Stephen Dinsdale’s one-man play Anorak of Fire wants to be a comedy about someone we all know. But the spotter, Gus Gascoigne, is familiar not because he exists in real life, but because he’s a caricature we’ve already seen mocked a thousand times. Just like we all poke fun at ‘chavs’ today, the ‘anorak’ stereotype emerged as everybody’s favourite punchbag in the 90s, appearing in sketch shows, adverts and snide conversations behind people’s backs. It wasn’t all that big or clever back then, but at least it was fresh.

Fourteen years on from the play’s debut, the joke is feeling very old. With Gus, played by Stephen Glover, Dinsdale has done little to flesh out this all-too-familiar character, so the play’s humour and story hold few surprises. Details that ought to bring it to life – like the obligatory anecdote about a failed sexual encounter – prove just as predictable.
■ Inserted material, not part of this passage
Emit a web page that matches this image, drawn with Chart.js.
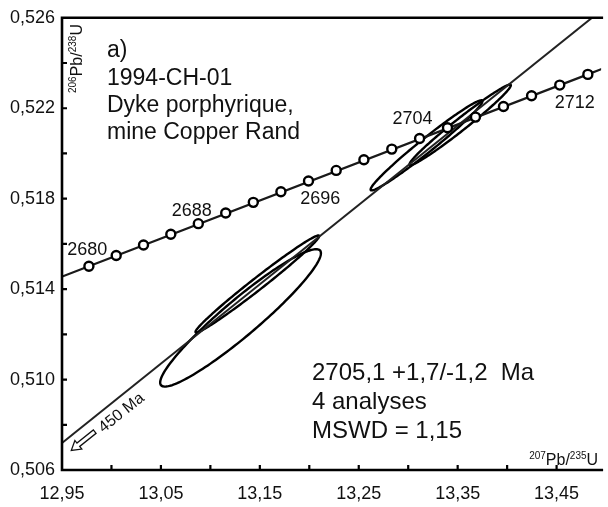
<!DOCTYPE html>
<html>
<head>
<meta charset="utf-8">
<script src="https://cdn.jsdelivr.net/npm/chart.js@4.4.1/dist/chart.umd.min.js"></script>
<style>
  html, body { margin: 0; padding: 0; background: #fff; }
  canvas { display: block; }
</style>
</head>
<body>
<canvas id="concordiaChart" width="608" height="507"></canvas>
<script>
// concordia points, every 2 Ma
const ages = [2678, 2680, 2682, 2684, 2686, 2688, 2690, 2692, 2694, 2696,
              2698, 2700, 2702, 2704, 2706, 2708, 2710, 2712, 2714];
const concX = [12.9772, 13.0048, 13.0324, 13.0600, 13.0878, 13.1155, 13.1434, 13.1713, 13.1992, 13.2272,
               13.2552, 13.2834, 13.3115, 13.3397, 13.3680, 13.3963, 13.4247, 13.4532, 13.4816];
const concY = [0.515014, 0.515484, 0.515954, 0.516425, 0.516895, 0.517366, 0.517837, 0.518308, 0.518779, 0.519250,
               0.519721, 0.520193, 0.520664, 0.521136, 0.521608, 0.522080, 0.522552, 0.523024, 0.523497];
const labelledAges = [2680, 2688, 2696, 2704, 2712];

// concordia curve continued to the plot edges
const concLineX = [12.93, 12.9772, 13.4816, 13.51];
const concLineY = [0.514212, 0.515014, 0.523497, 0.523983];

// discordia
const discX = [12.93, 13.50];
const discY = [0.506495, 0.526500];

// error ellipses: centre, half widths, correlation
const ellX = [13.1305, 13.1475, 13.3185, 13.3525];
const ellY = [0.512728, 0.514228, 0.520360, 0.521264];
const ellSx = [0.08126, 0.06253, 0.05652, 0.05128];
const ellSy = [0.003039, 0.002146, 0.001992, 0.001781];
const ellRho = [0.9412, 0.9878, 0.9804, 0.9822];

const xTicks = [12.95, 13.00, 13.05, 13.10, 13.15, 13.20, 13.25, 13.30, 13.35, 13.40, 13.45];
const xTickLabels = ["12,95", "", "13,05", "", "13,15", "", "13,25", "", "13,35", "", "13,45"];
const yTicks = [0.506, 0.508, 0.510, 0.512, 0.514, 0.516, 0.518, 0.520, 0.522, 0.524, 0.526];
const yTickLabels = ["0,506", "", "0,510", "", "0,514", "", "0,518", "", "0,522", "", "0,526"];

const sampleText = ["a)", "1994-CH-01", "Dyke porphyrique,", "mine Copper Rand"];
const resultText = ["2705,1 +1,7/-1,2  Ma", "4 analyses", "MSWD = 1,15"];

const FONT = "'Liberation Sans', Arial, sans-serif";
const INK = "#111";

// where each age label sits relative to its point: [dx, dy, align]
const ageLabelPos = {
    2680: [-9, -1, "right"],
    2688: [-14, 3, "right"],
    2696: [4, 34, "right"],
    2704: [-15, -4, "right"],
    2712: [-5, 23, "left"]
};

function toPts(xs, ys) {
    return xs.map((x, i) => ({ x: x, y: ys[i] }));
}

// draws the superscript isotope labels like 206Pb/238U
function drawIsotope(ctx, x, y, supA, mainA, supB, mainB, big, small) {
    let cx = x;
    const parts = [[supA, small, -6], [mainA, big, 0], [supB, small, -6], [mainB, big, 0]];
    parts.forEach(p => {
        ctx.font = p[1] + "px " + FONT;
        ctx.fillText(p[0], cx, y + p[2]);
        cx += ctx.measureText(p[0]).width;
    });
    return cx - x;
}

function isotopeWidth(ctx, supA, mainA, supB, mainB, big, small) {
    let w = 0;
    [[supA, small], [mainA, big], [supB, small], [mainB, big]].forEach(p => {
        ctx.font = p[1] + "px " + FONT;
        w += ctx.measureText(p[0]).width;
    });
    return w;
}

const concordiaPlugin = {
    id: "concordiaExtras",
    beforeDatasetsDraw(chart) {
        const ctx = chart.ctx;
        const xs = chart.scales.x, ys = chart.scales.y;
        const area = chart.chartArea;
        ctx.save();
        ctx.beginPath();
        ctx.rect(area.left, area.top, area.right - area.left, area.bottom - area.top);
        ctx.clip();
        ctx.strokeStyle = "#000";
        ctx.lineWidth = 2.4;
        for (let i = 0; i < ellX.length; i++) {
            const k = Math.sqrt(1 - ellRho[i] * ellRho[i]);
            ctx.beginPath();
            for (let s = 0; s <= 360; s += 2) {
                const t = s * Math.PI / 180;
                const vx = ellX[i] + ellSx[i] * Math.cos(t);
                const vy = ellY[i] + ellSy[i] * (ellRho[i] * Math.cos(t) + k * Math.sin(t));
                const px = xs.getPixelForValue(vx), py = ys.getPixelForValue(vy);
                if (s === 0) ctx.moveTo(px, py); else ctx.lineTo(px, py);
            }
            ctx.closePath();
            ctx.stroke();
        }
        ctx.restore();
    },
    afterDraw(chart) {
        const ctx = chart.ctx;
        const xs = chart.scales.x, ys = chart.scales.y;
        const area = chart.chartArea;
        ctx.save();

        // frame: left, bottom, top
        ctx.strokeStyle = "#000";
        ctx.lineWidth = 2.6;
        ctx.beginPath();
        ctx.moveTo(area.right + 2, area.top);
        ctx.lineTo(area.left, area.top);
        ctx.lineTo(area.left, area.bottom);
        ctx.lineTo(area.right + 2, area.bottom);
        ctx.stroke();

        // inner tick marks
        ctx.lineWidth = 2.2;
        ctx.beginPath();
        xs.ticks.forEach(t => {
            const px = xs.getPixelForValue(t.value);
            if (px <= area.left + 1) return;
            ctx.moveTo(px, area.bottom);
            ctx.lineTo(px, area.bottom - 5);
        });
        ys.ticks.forEach(t => {
            const py = ys.getPixelForValue(t.value);
            if (py >= area.bottom - 1 || py <= area.top + 1) return;
            ctx.moveTo(area.left, py);
            ctx.lineTo(area.left + 5, py);
        });
        ctx.stroke();

        ctx.fillStyle = INK;
        ctx.textBaseline = "alphabetic";

        // age labels on the concordia
        ctx.font = "18px " + FONT;
        labelledAges.forEach(a => {
            const i = ages.indexOf(a);
            const pos = ageLabelPos[a];
            ctx.textAlign = pos[2];
            ctx.fillText(String(a), xs.getPixelForValue(concX[i]) + pos[0], ys.getPixelForValue(concY[i]) + pos[1]);
        });

        // sample description
        ctx.textAlign = "left";
        ctx.font = "23px " + FONT;
        const sampleBase = [57, 85, 112, 139];
        sampleText.forEach((s, i) => ctx.fillText(s, 107, sampleBase[i]));

        // result
        ctx.font = "24px " + FONT;
        const resBase = [380, 409, 438];
        resultText.forEach((s, i) => ctx.fillText(s, 312, resBase[i]));

        // axis titles
        const xw = isotopeWidth(ctx, "207", "Pb/", "235", "U", 16, 10);
        drawIsotope(ctx, area.right - 3 - xw, 465, "207", "Pb/", "235", "U", 16, 10);
        ctx.save();
        ctx.translate(82, 93);
        ctx.rotate(-Math.PI / 2);
        drawIsotope(ctx, 0, 0, "206", "Pb/", "238", "U", 16, 10);
        ctx.restore();

        // lower intercept note and arrow, following the discordia
        const ang = Math.atan2(
            ys.getPixelForValue(discY[1]) - ys.getPixelForValue(discY[0]),
            xs.getPixelForValue(discX[1]) - xs.getPixelForValue(discX[0]));
        ctx.save();
        ctx.translate(121.5, 413);
        ctx.rotate(ang);
        ctx.font = "16px " + FONT;
        ctx.textAlign = "center";
        ctx.textBaseline = "middle";
        ctx.fillText("450 Ma", 0, 0);
        ctx.restore();

        ctx.save();
        ctx.translate(83, 441);
        ctx.rotate(ang);
        ctx.beginPath();
        ctx.moveTo(-15, 0);
        ctx.lineTo(-6, -5.5);
        ctx.lineTo(-6, -2.2);
        ctx.lineTo(15, -2.2);
        ctx.lineTo(15, 2.2);
        ctx.lineTo(-6, 2.2);
        ctx.lineTo(-6, 5.5);
        ctx.closePath();
        ctx.fillStyle = "#fff";
        ctx.fill();
        ctx.strokeStyle = "#111";
        ctx.lineWidth = 1.3;
        ctx.stroke();
        ctx.restore();

        ctx.restore();
    }
};

const ctx = document.getElementById("concordiaChart").getContext("2d");
new Chart(ctx, {
    type: "scatter",
    data: {
        datasets: [
            {
                label: "Concordia points",
                data: toPts(concX, concY),
                showLine: false,
                pointRadius: 4.5,
                pointBorderWidth: 2.4,
                pointBackgroundColor: "#fff",
                pointBorderColor: "#000",
                clip: 0
            },
            {
                label: "Concordia",
                data: toPts(concLineX, concLineY),
                showLine: true,
                borderColor: "#1a1a1a",
                borderWidth: 2.2,
                pointRadius: 0,
                clip: 0
            },
            {
                label: "Discordia",
                data: toPts(discX, discY),
                showLine: true,
                borderColor: "#222",
                borderWidth: 2,
                pointRadius: 0,
                clip: 0
            }
        ]
    },
    options: {
        responsive: false,
        animation: false,
        devicePixelRatio: 1,
        layout: { padding: { top: 16, right: 1, left: 0, bottom: 0 } },
        plugins: {
            legend: { display: false },
            tooltip: { enabled: false }
        },
        scales: {
            x: {
                type: "linear",
                min: 12.95,
                max: 13.495,
                grid: { display: false, drawTicks: false },
                border: { display: false },
                afterBuildTicks: scale => { scale.ticks = xTicks.map(v => ({ value: v })); },
                afterFit: scale => { scale.height = 37; },
                ticks: {
                    autoSkip: false,
                    maxRotation: 0,
                    padding: 13,
                    color: INK,
                    font: { family: FONT, size: 18 },
                    callback: (value, index) => xTickLabels[index]
                }
            },
            y: {
                type: "linear",
                min: 0.506,
                max: 0.526,
                grid: { display: false, drawTicks: false },
                border: { display: false },
                afterBuildTicks: scale => { scale.ticks = yTicks.map(v => ({ value: v })); },
                afterFit: scale => { scale.width = 62; },
                ticks: {
                    autoSkip: false,
                    padding: 7,
                    color: INK,
                    font: { family: FONT, size: 18 },
                    callback: (value, index) => yTickLabels[index]
                }
            }
        }
    },
    plugins: [concordiaPlugin]
});
</script>
</body>
</html>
Dinsdale’s script and Glover’s portrayal of Gus are both needlessly over-the-top – a shame, because there’s really no need to resort to silliness like this to derive humour from weirdos. The world is full of hilarious real-life geeks, obsessive oddballs and social outcasts, indeed we can all see aspects of these characters in ourselves. But Gascoigne bears little relation to any I’ve ever come across. Instead he’s like a cartoon Jarvis Cocker – all sneering and nasal with an exaggerated northern accent.